Copy all of the material exactly. Pictures are not to appear in the copy.

○ ○ ○ ○

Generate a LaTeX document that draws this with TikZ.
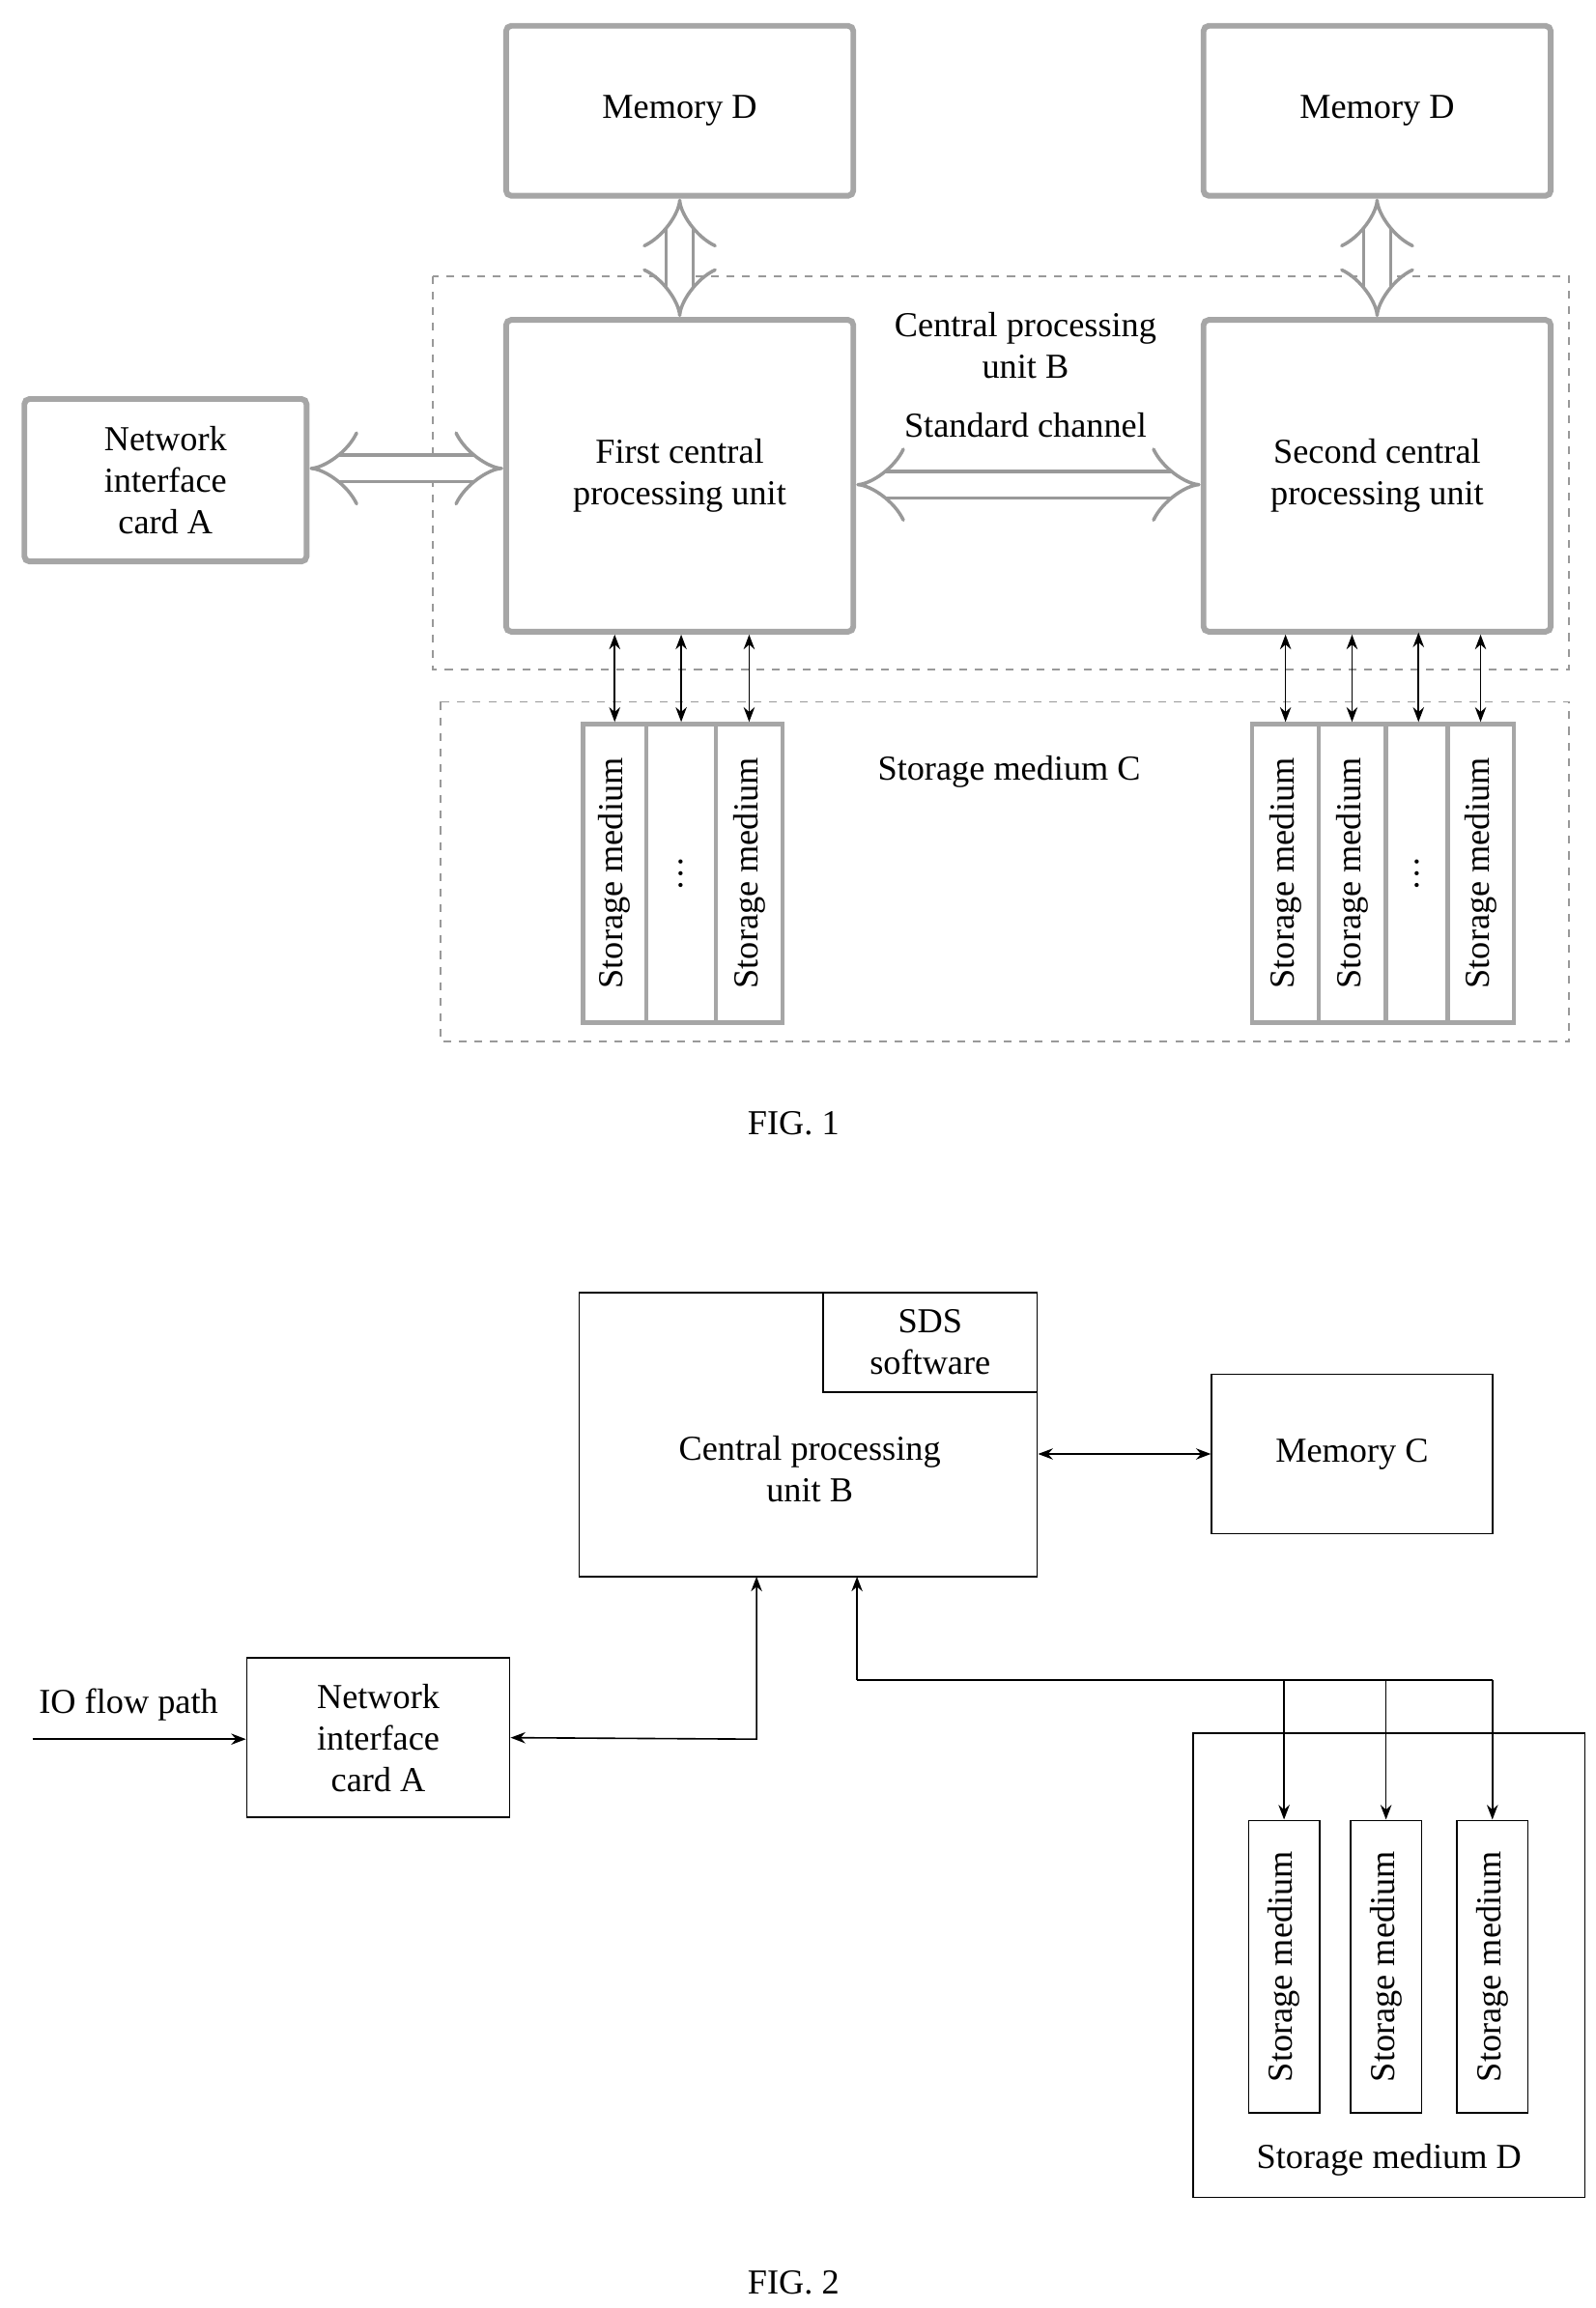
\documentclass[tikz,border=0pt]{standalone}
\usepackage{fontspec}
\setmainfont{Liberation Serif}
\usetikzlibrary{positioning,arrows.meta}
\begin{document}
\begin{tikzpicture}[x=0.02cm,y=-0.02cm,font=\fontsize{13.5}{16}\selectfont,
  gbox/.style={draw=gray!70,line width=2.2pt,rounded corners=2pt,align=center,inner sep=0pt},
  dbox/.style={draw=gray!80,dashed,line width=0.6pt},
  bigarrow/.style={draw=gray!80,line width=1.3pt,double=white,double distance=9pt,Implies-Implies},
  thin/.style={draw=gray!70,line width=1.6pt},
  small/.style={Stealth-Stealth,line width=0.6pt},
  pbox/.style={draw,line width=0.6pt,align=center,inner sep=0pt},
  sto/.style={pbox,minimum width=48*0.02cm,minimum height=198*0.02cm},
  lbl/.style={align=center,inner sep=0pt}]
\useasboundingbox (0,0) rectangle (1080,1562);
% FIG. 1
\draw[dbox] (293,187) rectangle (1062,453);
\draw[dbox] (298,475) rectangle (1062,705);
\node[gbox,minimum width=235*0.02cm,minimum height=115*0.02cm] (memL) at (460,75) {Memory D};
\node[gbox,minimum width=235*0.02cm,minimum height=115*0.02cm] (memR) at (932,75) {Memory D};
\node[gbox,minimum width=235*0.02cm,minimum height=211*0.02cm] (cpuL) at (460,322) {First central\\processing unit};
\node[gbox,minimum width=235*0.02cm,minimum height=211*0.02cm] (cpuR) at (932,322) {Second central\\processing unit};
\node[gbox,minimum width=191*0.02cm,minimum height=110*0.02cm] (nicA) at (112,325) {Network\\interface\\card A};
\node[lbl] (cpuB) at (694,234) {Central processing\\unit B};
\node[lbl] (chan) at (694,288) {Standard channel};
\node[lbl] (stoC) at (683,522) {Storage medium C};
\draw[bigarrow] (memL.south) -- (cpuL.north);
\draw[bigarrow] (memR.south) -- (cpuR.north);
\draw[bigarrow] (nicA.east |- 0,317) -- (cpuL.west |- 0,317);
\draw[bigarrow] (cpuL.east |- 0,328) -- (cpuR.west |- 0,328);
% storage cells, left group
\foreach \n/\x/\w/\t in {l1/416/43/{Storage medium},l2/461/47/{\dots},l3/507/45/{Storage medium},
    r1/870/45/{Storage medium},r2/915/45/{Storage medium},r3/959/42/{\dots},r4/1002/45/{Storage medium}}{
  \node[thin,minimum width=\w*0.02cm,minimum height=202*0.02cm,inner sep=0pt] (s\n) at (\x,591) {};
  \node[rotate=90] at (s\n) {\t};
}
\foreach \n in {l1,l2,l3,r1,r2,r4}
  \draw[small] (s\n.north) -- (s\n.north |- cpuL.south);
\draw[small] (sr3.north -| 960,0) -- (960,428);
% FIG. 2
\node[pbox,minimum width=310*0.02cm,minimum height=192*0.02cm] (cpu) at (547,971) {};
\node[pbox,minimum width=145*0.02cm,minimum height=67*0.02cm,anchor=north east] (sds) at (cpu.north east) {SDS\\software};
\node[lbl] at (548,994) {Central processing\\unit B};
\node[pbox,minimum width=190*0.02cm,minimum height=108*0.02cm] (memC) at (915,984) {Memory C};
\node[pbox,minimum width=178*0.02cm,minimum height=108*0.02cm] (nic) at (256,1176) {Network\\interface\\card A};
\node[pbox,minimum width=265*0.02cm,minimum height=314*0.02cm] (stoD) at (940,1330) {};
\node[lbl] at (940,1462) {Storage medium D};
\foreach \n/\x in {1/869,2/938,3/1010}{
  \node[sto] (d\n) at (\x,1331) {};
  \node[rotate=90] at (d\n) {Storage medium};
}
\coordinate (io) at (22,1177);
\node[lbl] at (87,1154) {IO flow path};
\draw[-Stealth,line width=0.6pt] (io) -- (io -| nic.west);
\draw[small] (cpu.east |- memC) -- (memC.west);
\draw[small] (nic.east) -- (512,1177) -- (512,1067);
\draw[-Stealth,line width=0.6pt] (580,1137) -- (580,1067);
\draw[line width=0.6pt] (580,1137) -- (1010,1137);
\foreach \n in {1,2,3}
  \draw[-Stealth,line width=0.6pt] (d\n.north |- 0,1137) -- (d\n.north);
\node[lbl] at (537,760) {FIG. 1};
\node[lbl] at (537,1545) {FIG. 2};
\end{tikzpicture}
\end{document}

○ ○ ○ ○

> _Completed exercise_:
Generate a LaTeX document that draws this with TikZ.
\documentclass[tikz,border=0pt]{standalone}
\usepackage{fontspec}
\setmainfont{Liberation Serif}
\usetikzlibrary{positioning,arrows.meta}
\begin{document}
\begin{tikzpicture}[x=0.02cm,y=-0.02cm,font=\fontsize{13.5}{16}\selectfont,
  gbox/.style={draw=gray!70,line width=2.2pt,rounded corners=2pt,align=center,inner sep=0pt},
  dbox/.style={draw=gray!80,dashed,line width=0.6pt},
  bigarrow/.style={draw=gray!80,line width=1.3pt,double=white,double distance=9pt,Implies-Implies},
  thin/.style={draw=gray!70,line width=1.6pt},
  small/.style={Stealth-Stealth,line width=0.6pt},
  pbox/.style={draw,line width=0.6pt,align=center,inner sep=0pt},
  sto/.style={pbox,minimum width=48*0.02cm,minimum height=198*0.02cm},
  lbl/.style={align=center,inner sep=0pt}]
\useasboundingbox (0,0) rectangle (1080,1562);
% FIG. 1
\draw[dbox] (293,187) rectangle (1062,453);
\draw[dbox] (298,475) rectangle (1062,705);
\node[gbox,minimum width=235*0.02cm,minimum height=115*0.02cm] (memL) at (460,75) {Memory D};
\node[gbox,minimum width=235*0.02cm,minimum height=115*0.02cm] (memR) at (932,75) {Memory D};
\node[gbox,minimum width=235*0.02cm,minimum height=211*0.02cm] (cpuL) at (460,322) {First central\\processing unit};
\node[gbox,minimum width=235*0.02cm,minimum height=211*0.02cm] (cpuR) at (932,322) {Second central\\processing unit};
\node[gbox,minimum width=191*0.02cm,minimum height=110*0.02cm] (nicA) at (112,325) {Network\\interface\\card A};
\node[lbl] (cpuB) at (694,234) {Central processing\\unit B};
\node[lbl] (chan) at (694,288) {Standard channel};
\node[lbl] (stoC) at (683,522) {Storage medium C};
\draw[bigarrow] (memL.south) -- (cpuL.north);
\draw[bigarrow] (memR.south) -- (cpuR.north);
\draw[bigarrow] (nicA.east |- 0,317) -- (cpuL.west |- 0,317);
\draw[bigarrow] (cpuL.east |- 0,328) -- (cpuR.west |- 0,328);
% storage cells, left group
\foreach \n/\x/\w/\t in {l1/416/43/{Storage medium},l2/461/47/{\dots},l3/507/45/{Storage medium},
    r1/870/45/{Storage medium},r2/915/45/{Storage medium},r3/959/42/{\dots},r4/1002/45/{Storage medium}}{
  \node[thin,minimum width=\w*0.02cm,minimum height=202*0.02cm,inner sep=0pt] (s\n) at (\x,591) {};
  \node[rotate=90] at (s\n) {\t};
}
\foreach \n in {l1,l2,l3,r1,r2,r4}
  \draw[small] (s\n.north) -- (s\n.north |- cpuL.south);
\draw[small] (sr3.north -| 960,0) -- (960,428);
% FIG. 2
\node[pbox,minimum width=310*0.02cm,minimum height=192*0.02cm] (cpu) at (547,971) {};
\node[pbox,minimum width=145*0.02cm,minimum height=67*0.02cm,anchor=north east] (sds) at (cpu.north east) {SDS\\software};
\node[lbl] at (548,994) {Central processing\\unit B};
\node[pbox,minimum width=190*0.02cm,minimum height=108*0.02cm] (memC) at (915,984) {Memory C};
\node[pbox,minimum width=178*0.02cm,minimum height=108*0.02cm] (nic) at (256,1176) {Network\\interface\\card A};
\node[pbox,minimum width=265*0.02cm,minimum height=314*0.02cm] (stoD) at (940,1330) {};
\node[lbl] at (940,1462) {Storage medium D};
\foreach \n/\x in {1/869,2/938,3/1010}{
  \node[sto] (d\n) at (\x,1331) {};
  \node[rotate=90] at (d\n) {Storage medium};
}
\coordinate (io) at (22,1177);
\node[lbl] at (87,1154) {IO flow path};
\draw[-Stealth,line width=0.6pt] (io) -- (io -| nic.west);
\draw[small] (cpu.east |- memC) -- (memC.west);
\draw[small] (nic.east) -- (512,1177) -- (512,1067);
\draw[-Stealth,line width=0.6pt] (580,1137) -- (580,1067);
\draw[line width=0.6pt] (580,1137) -- (1010,1137);
\foreach \n in {1,2,3}
  \draw[-Stealth,line width=0.6pt] (d\n.north |- 0,1137) -- (d\n.north);
\node[lbl] at (537,760) {FIG. 1};
\node[lbl] at (537,1545) {FIG. 2};
\end{tikzpicture}
\end{document}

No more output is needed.